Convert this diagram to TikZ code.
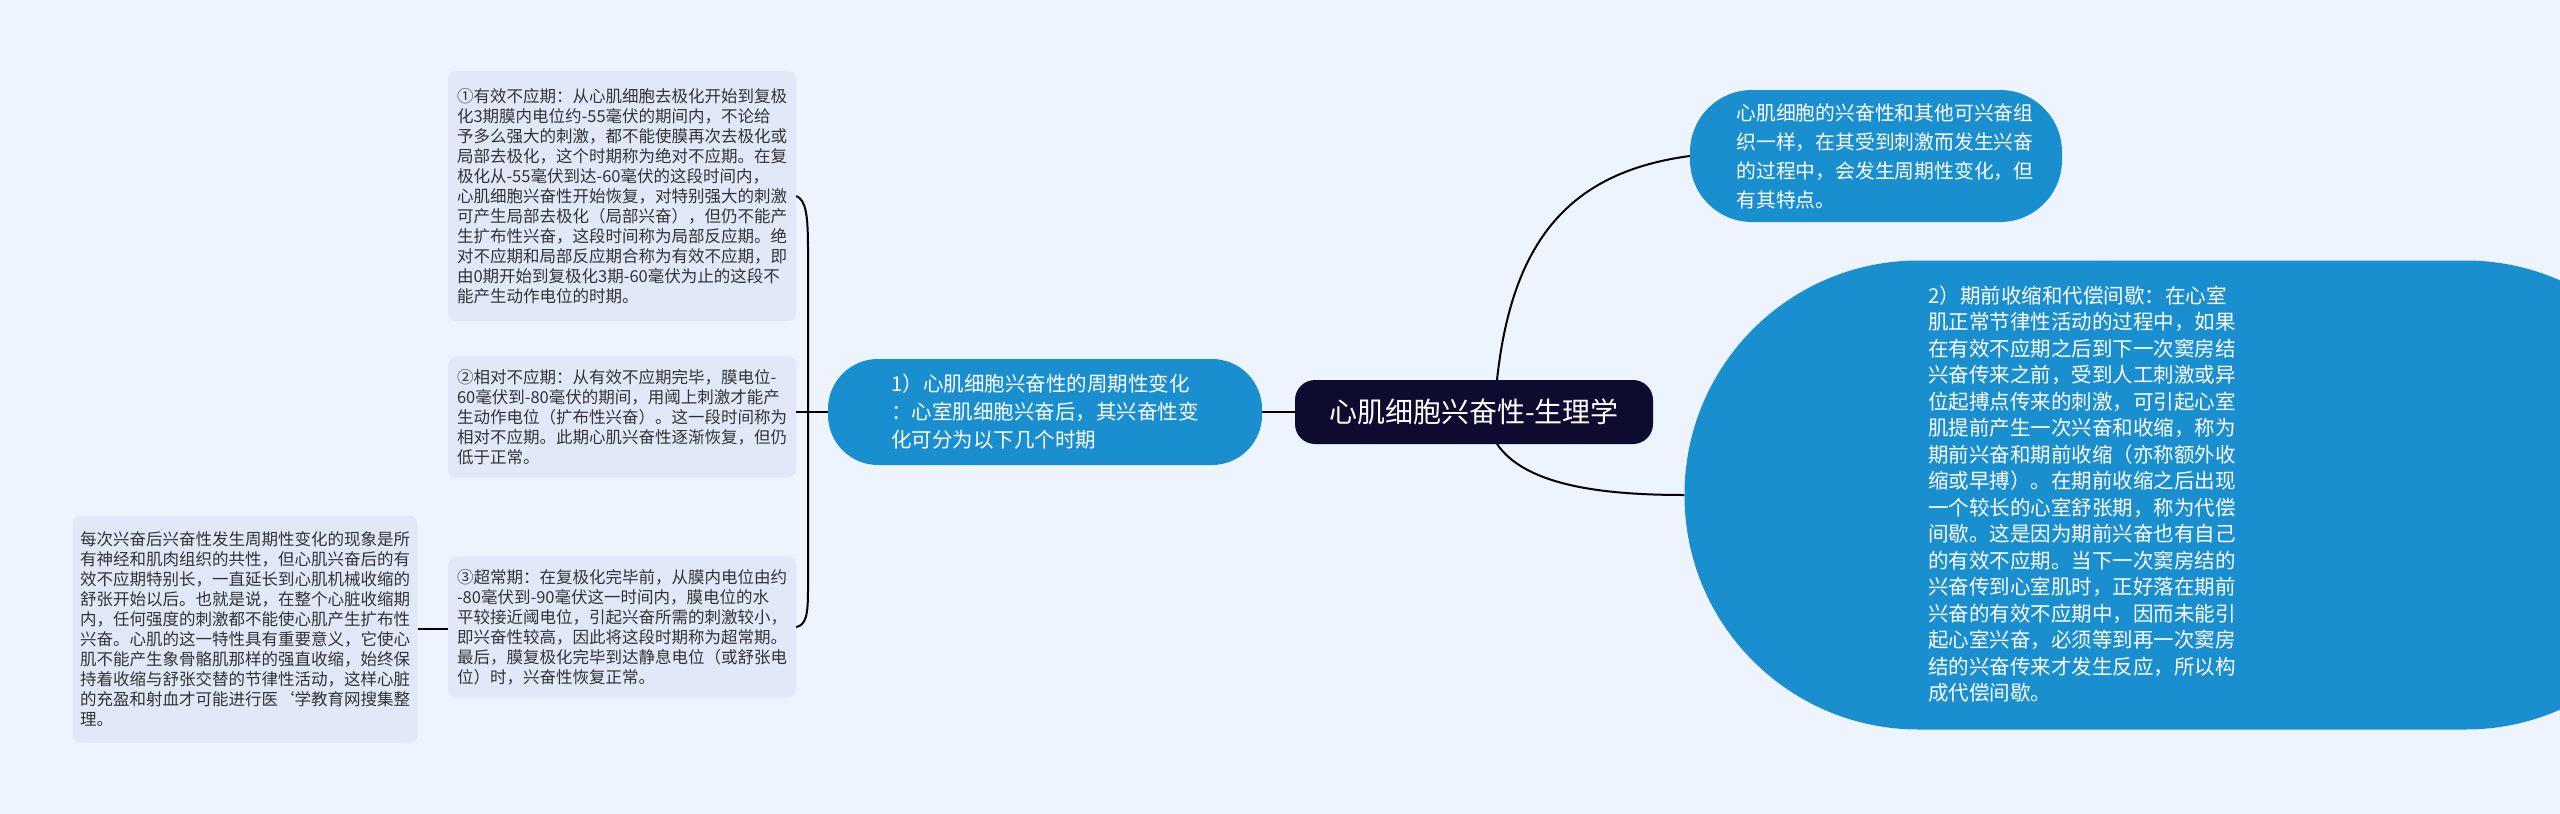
\documentclass[tikz,border=0pt]{standalone}
\usepackage{fontspec}
\setmainfont{Noto Sans CJK SC}
\begin{document}
\begin{tikzpicture}[x=1pt,y=-1pt,
  leaf/.style={fill=leafc,rounded corners=8pt,align=left,font=\fontsize{16.5}{20}\selectfont,text=black!80,inner sep=0pt,minimum width=348pt,anchor=center},
  bluebox/.style={fill=bluec,text=white,align=left,inner sep=0pt,font=\fontsize{20.5}{28}\selectfont},
  link/.style={draw=black,line width=2pt}]
\definecolor{bgc}{HTML}{EEF4FD}
\definecolor{leafc}{HTML}{E1E9F8}
\definecolor{bluec}{HTML}{1A8FD0}
\definecolor{navyc}{HTML}{0E0B30}
\useasboundingbox[fill=bgc] (0,0) rectangle (2560,814);
% central
\node[fill=navyc,text=white,rounded corners=20pt,minimum width=358pt,minimum height=64pt,font=\fontsize{28}{32}\selectfont] (central) at (1474,412) {心肌细胞兴奋性-生理学};
% branch 1
\node[bluebox,rounded corners=50pt,minimum width=434pt,minimum height=106pt] (branch) at (1045,412) {1）心肌细胞兴奋性的周期性变化\\：心室肌细胞兴奋后，其兴奋性变\\化可分为以下几个时期};
% top right
\node[bluebox,rounded corners=62pt,minimum height=132pt,minimum width=372pt,font=\fontsize{19.8}{29}\selectfont] (tr) at (1876,156) {\hspace*{18pt}心肌细胞的兴奋性和其他可兴奋组\\\hspace*{18pt}织一样，在其受到刺激而发生兴奋\\\hspace*{18pt}的过程中，会发生周期性变化，但\\\hspace*{18pt}有其特点。};
% big right
\node[fill=bluec,rounded corners=234pt,minimum width=1015pt,minimum height=469pt,inner sep=0pt] (big) at (2192,495) {};
\node[bluebox,font=\fontsize{20.5}{26.5}\selectfont] (bigtext) at (2082,494) {2）期前收缩和代偿间歇：在心室\\肌正常节律性活动的过程中，如果\\在有效不应期之后到下一次窦房结\\兴奋传来之前，受到人工刺激或异\\位起搏点传来的刺激，可引起心室\\肌提前产生一次兴奋和收缩，称为\\期前兴奋和期前收缩（亦称额外收\\缩或早搏）。在期前收缩之后出现\\一个较长的心室舒张期，称为代偿\\间歇。这是因为期前兴奋也有自己\\的有效不应期。当下一次窦房结的\\兴奋传到心室肌时，正好落在期前\\兴奋的有效不应期中，因而未能引\\起心室兴奋，必须等到再一次窦房\\结的兴奋传来才发生反应，所以构\\成代偿间歇。};
% leaves
\node[leaf,minimum height=250pt] (l1) at (622,196) {①有效不应期：从心肌细胞去极化开始到复极\\化3期膜内电位约-55毫伏的期间内，不论给\\予多么强大的刺激，都不能使膜再次去极化或\\局部去极化，这个时期称为绝对不应期。在复\\极化从-55毫伏到达-60毫伏的这段时间内，\\心肌细胞兴奋性开始恢复，对特别强大的刺激\\可产生局部去极化（局部兴奋），但仍不能产\\生扩布性兴奋，这段时间称为局部反应期。绝\\对不应期和局部反应期合称为有效不应期，即\\由0期开始到复极化3期-60毫伏为止的这段不\\能产生动作电位的时期。};
\node[leaf,minimum height=121pt] (l2) at (622,417) {②相对不应期：从有效不应期完毕，膜电位-\\60毫伏到-80毫伏的期间，用阈上刺激才能产\\生动作电位（扩布性兴奋）。这一段时间称为\\相对不应期。此期心肌兴奋性逐渐恢复，但仍\\低于正常。};
\node[leaf,minimum height=141pt] (l3) at (622,627) {③超常期：在复极化完毕前，从膜内电位由约\\-80毫伏到-90毫伏这一时间内，膜电位的水\\平较接近阈电位，引起兴奋所需的刺激较小，\\即兴奋性较高，因此将这段时期称为超常期。\\最后，膜复极化完毕到达静息电位（或舒张电\\位）时，兴奋性恢复正常。};
\node[leaf,minimum width=345pt,minimum height=227pt] (l4) at (245,629) {每次兴奋后兴奋性发生周期性变化的现象是所\\有神经和肌肉组织的共性，但心肌兴奋后的有\\效不应期特别长，一直延长到心肌机械收缩的\\舒张开始以后。也就是说，在整个心脏收缩期\\内，任何强度的刺激都不能使心肌产生扩布性\\兴奋。心肌的这一特性具有重要意义，它使心\\肌不能产生象骨骼肌那样的强直收缩，始终保\\持着收缩与舒张交替的节律性活动，这样心脏\\的充盈和射血才可能进行医\char96 学教育网搜集整\\理。};
% connectors
\coordinate (bt) at (808,250);
\coordinate (bb) at (808,590);
\draw[link] (central.west) -- (branch.west -| branch.east);
\draw[link] (branch.west) -- (808,412) -- (l2.east |- 808,412);
\draw[link] (l1.east) .. controls (806,200) and (808,215) .. (bt) -- (bb) .. controls (808,615) and (806,625) .. (l3.east);
\draw[link] (l4.east) -- (l3.west |- l4.east);
\draw[link] (1497,380) .. controls (1512,240) and (1570,172) .. (tr.west);
\draw[link] (1497,444) .. controls (1525,485) and (1600,495) .. (big.west);
\end{tikzpicture}
\end{document}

» **Request**: Quote the preceding listing precisely and completely, omitting its images.

» **Answer to the task**:
Convert this diagram to TikZ code.
\documentclass[tikz,border=0pt]{standalone}
\usepackage{fontspec}
\setmainfont{Noto Sans CJK SC}
\begin{document}
\begin{tikzpicture}[x=1pt,y=-1pt,
  leaf/.style={fill=leafc,rounded corners=8pt,align=left,font=\fontsize{16.5}{20}\selectfont,text=black!80,inner sep=0pt,minimum width=348pt,anchor=center},
  bluebox/.style={fill=bluec,text=white,align=left,inner sep=0pt,font=\fontsize{20.5}{28}\selectfont},
  link/.style={draw=black,line width=2pt}]
\definecolor{bgc}{HTML}{EEF4FD}
\definecolor{leafc}{HTML}{E1E9F8}
\definecolor{bluec}{HTML}{1A8FD0}
\definecolor{navyc}{HTML}{0E0B30}
\useasboundingbox[fill=bgc] (0,0) rectangle (2560,814);
% central
\node[fill=navyc,text=white,rounded corners=20pt,minimum width=358pt,minimum height=64pt,font=\fontsize{28}{32}\selectfont] (central) at (1474,412) {心肌细胞兴奋性-生理学};
% branch 1
\node[bluebox,rounded corners=50pt,minimum width=434pt,minimum height=106pt] (branch) at (1045,412) {1）心肌细胞兴奋性的周期性变化\\：心室肌细胞兴奋后，其兴奋性变\\化可分为以下几个时期};
% top right
\node[bluebox,rounded corners=62pt,minimum height=132pt,minimum width=372pt,font=\fontsize{19.8}{29}\selectfont] (tr) at (1876,156) {\hspace*{18pt}心肌细胞的兴奋性和其他可兴奋组\\\hspace*{18pt}织一样，在其受到刺激而发生兴奋\\\hspace*{18pt}的过程中，会发生周期性变化，但\\\hspace*{18pt}有其特点。};
% big right
\node[fill=bluec,rounded corners=234pt,minimum width=1015pt,minimum height=469pt,inner sep=0pt] (big) at (2192,495) {};
\node[bluebox,font=\fontsize{20.5}{26.5}\selectfont] (bigtext) at (2082,494) {2）期前收缩和代偿间歇：在心室\\肌正常节律性活动的过程中，如果\\在有效不应期之后到下一次窦房结\\兴奋传来之前，受到人工刺激或异\\位起搏点传来的刺激，可引起心室\\肌提前产生一次兴奋和收缩，称为\\期前兴奋和期前收缩（亦称额外收\\缩或早搏）。在期前收缩之后出现\\一个较长的心室舒张期，称为代偿\\间歇。这是因为期前兴奋也有自己\\的有效不应期。当下一次窦房结的\\兴奋传到心室肌时，正好落在期前\\兴奋的有效不应期中，因而未能引\\起心室兴奋，必须等到再一次窦房\\结的兴奋传来才发生反应，所以构\\成代偿间歇。};
% leaves
\node[leaf,minimum height=250pt] (l1) at (622,196) {①有效不应期：从心肌细胞去极化开始到复极\\化3期膜内电位约-55毫伏的期间内，不论给\\予多么强大的刺激，都不能使膜再次去极化或\\局部去极化，这个时期称为绝对不应期。在复\\极化从-55毫伏到达-60毫伏的这段时间内，\\心肌细胞兴奋性开始恢复，对特别强大的刺激\\可产生局部去极化（局部兴奋），但仍不能产\\生扩布性兴奋，这段时间称为局部反应期。绝\\对不应期和局部反应期合称为有效不应期，即\\由0期开始到复极化3期-60毫伏为止的这段不\\能产生动作电位的时期。};
\node[leaf,minimum height=121pt] (l2) at (622,417) {②相对不应期：从有效不应期完毕，膜电位-\\60毫伏到-80毫伏的期间，用阈上刺激才能产\\生动作电位（扩布性兴奋）。这一段时间称为\\相对不应期。此期心肌兴奋性逐渐恢复，但仍\\低于正常。};
\node[leaf,minimum height=141pt] (l3) at (622,627) {③超常期：在复极化完毕前，从膜内电位由约\\-80毫伏到-90毫伏这一时间内，膜电位的水\\平较接近阈电位，引起兴奋所需的刺激较小，\\即兴奋性较高，因此将这段时期称为超常期。\\最后，膜复极化完毕到达静息电位（或舒张电\\位）时，兴奋性恢复正常。};
\node[leaf,minimum width=345pt,minimum height=227pt] (l4) at (245,629) {每次兴奋后兴奋性发生周期性变化的现象是所\\有神经和肌肉组织的共性，但心肌兴奋后的有\\效不应期特别长，一直延长到心肌机械收缩的\\舒张开始以后。也就是说，在整个心脏收缩期\\内，任何强度的刺激都不能使心肌产生扩布性\\兴奋。心肌的这一特性具有重要意义，它使心\\肌不能产生象骨骼肌那样的强直收缩，始终保\\持着收缩与舒张交替的节律性活动，这样心脏\\的充盈和射血才可能进行医\char96 学教育网搜集整\\理。};
% connectors
\coordinate (bt) at (808,250);
\coordinate (bb) at (808,590);
\draw[link] (central.west) -- (branch.west -| branch.east);
\draw[link] (branch.west) -- (808,412) -- (l2.east |- 808,412);
\draw[link] (l1.east) .. controls (806,200) and (808,215) .. (bt) -- (bb) .. controls (808,615) and (806,625) .. (l3.east);
\draw[link] (l4.east) -- (l3.west |- l4.east);
\draw[link] (1497,380) .. controls (1512,240) and (1570,172) .. (tr.west);
\draw[link] (1497,444) .. controls (1525,485) and (1600,495) .. (big.west);
\end{tikzpicture}
\end{document}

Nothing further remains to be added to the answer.